Plutonium in der Euratom: vertuscht

Interne Papiere der Atomkontrolleure belegen: Vier Mitarbeiter kontaminiert / Untersuchung wurde eingestellt  ■  Von Thomas Krumenacker

Luxemburg (taz) - Die europäische Atomaufsichtsbehörde „Euratom“ vertuscht seit einem Jahr die Verseuchung von mindestens vier ihrer Mitarbeiter mit Plutonium. Aus der taz vorliegenden internen Untersuchungsergebnissen des Euratom -Instituts „Joint Research Centre“ im italienischen Ispra geht hervor, daß die Mitarbeiter der Euratom, die im luxemburgischen Euroviertel Kirchberg beschäftigt sind, mit dem auch in kleinsten Dosen lebensbedrohenden Stoff kontaminiert sind. Betroffen sind nach den Unterlagen, die am Montag von dem luxemburgischen grün-alternativen Parlamentsabgeordneten Fran?ois Bausch der Öffentlichkeit zugänglich gemacht wurden, zwei Euratom-Inspektoren, die für die Kontrollen in verschiedenen Atomkraftwerken verantwortlich waren. Ebenfalls kontaminiert wurden aber auch zwei Mitarbeiter, die als Bote und Elektriker im Euratom-Verwaltungsgebäude auf dem Kirchberg überhaupt nicht mit Atomkraftwerken in Berührung kommen. Auch die beiden Inspektoren seien bei ihrer Kontrolltätigkeit nicht mit dem unmittelbaren Reaktorbereich in Kontakt gekommen, sondern hätten lediglich die äußeren Sicherheitsbereiche kontrolliert, hieß es. Festgestellt wurde die Kontamination bei Routinekontrollen.

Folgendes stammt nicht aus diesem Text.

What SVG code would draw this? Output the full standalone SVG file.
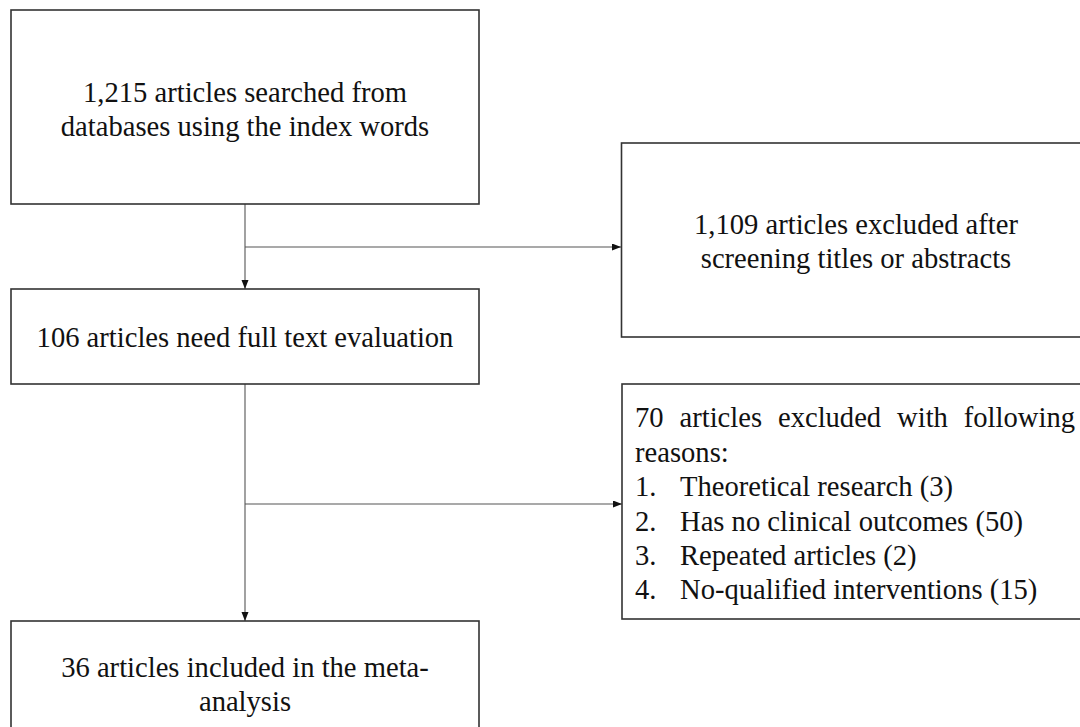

Das Karlsruher Kernforschungszentrum hatte - wie aus den Unterlagen hervorgeht - bei ersten Untersuchungen zunächst nur geringe Verseuchungswerte festgestellt. Nach weiteren viertägigen Checks mit Stuhl- und Harnuntersuchungen im belgischen Atomzentrum Mol mußten diese Ergebnisse im Bericht an die Euratom deutlich nach oben korrigiert werden. Das Ausmaß der Verseuchung ist indessen noch unklar. Die Verseuchung bei einem der beiden Inspektoren sei 20fach höher als bei dem ebenfalls kontaminierten Boten, heißt es. Bei dem am stärksten belasteten Inspektor wird eine Plutoniumbelastung von 240 Millibecquerel genannt.

Die Untersuchungen datieren vom September 1989, ein Jahr nach den ersten Messungen. Alle Betroffenen arbeiten nach wie vor auf dem Kirchberg. Nach der offenbar zufälligen Entdeckung der Kontamination bei den beiden Inspektoren wurden mit den beiden Angestellten erstmals Mitarbeiter, die nicht unmittelbar im Kontakt mit AKWs stehen, untersucht. Als sich der Verdacht einer Verseuchung auch bei ihnen bestätigte, gab die Euratom intern das Kommando aus, keine weitere Untersuchungen an Mitarbeitern mehr vorzunehmen. Im Bericht des „Joint Research Centre“ an die Euratom heißt es dazu wörtlich: „Aus psychologischen und politi Fortsetzung auf Seite 2

schen Gründen wäre es unklug, irgendeinen Versuch zu unternehmen, die Plutoniumverseuchung unter weiteren Personen in dem Gebiet zu ermitteln.“ Dem eilig verordneten Untersuchungsstopp ist offenbar Folge geleistet worden.

Gleichzeitig setzte die Euratom mit Ärzten eine Beruhigungskampagne unter den Betroffenen in Gang.

Auch Luxemburgs Regierung wurde offenbar völlig überrascht: Ein Dringlichkeitsantrag der Grünen wurde erst einmal abgebogen. Jetzt hat das Ministerium drei Monate Zeit, sich kundig zu machen. Aus dem Gesundheitsministerium war zu erfahren, daß dort erst mal ein Brief an die Euratom mit der Bitte um Aufklärung abgeschickt worden sei. Die Grün -Alternativen fordern jetzt eine Anhörung des zuständigen EG -Kommissars, um die nach wie vor unbekannte Quelle der Plutoniumverseuchung ausfindig zu machen. Außerdem sollen „von der Putzfrau bis zum Direktor“ alle auf dem Kirchberg bei Euratom Beschäftigten untersucht werden.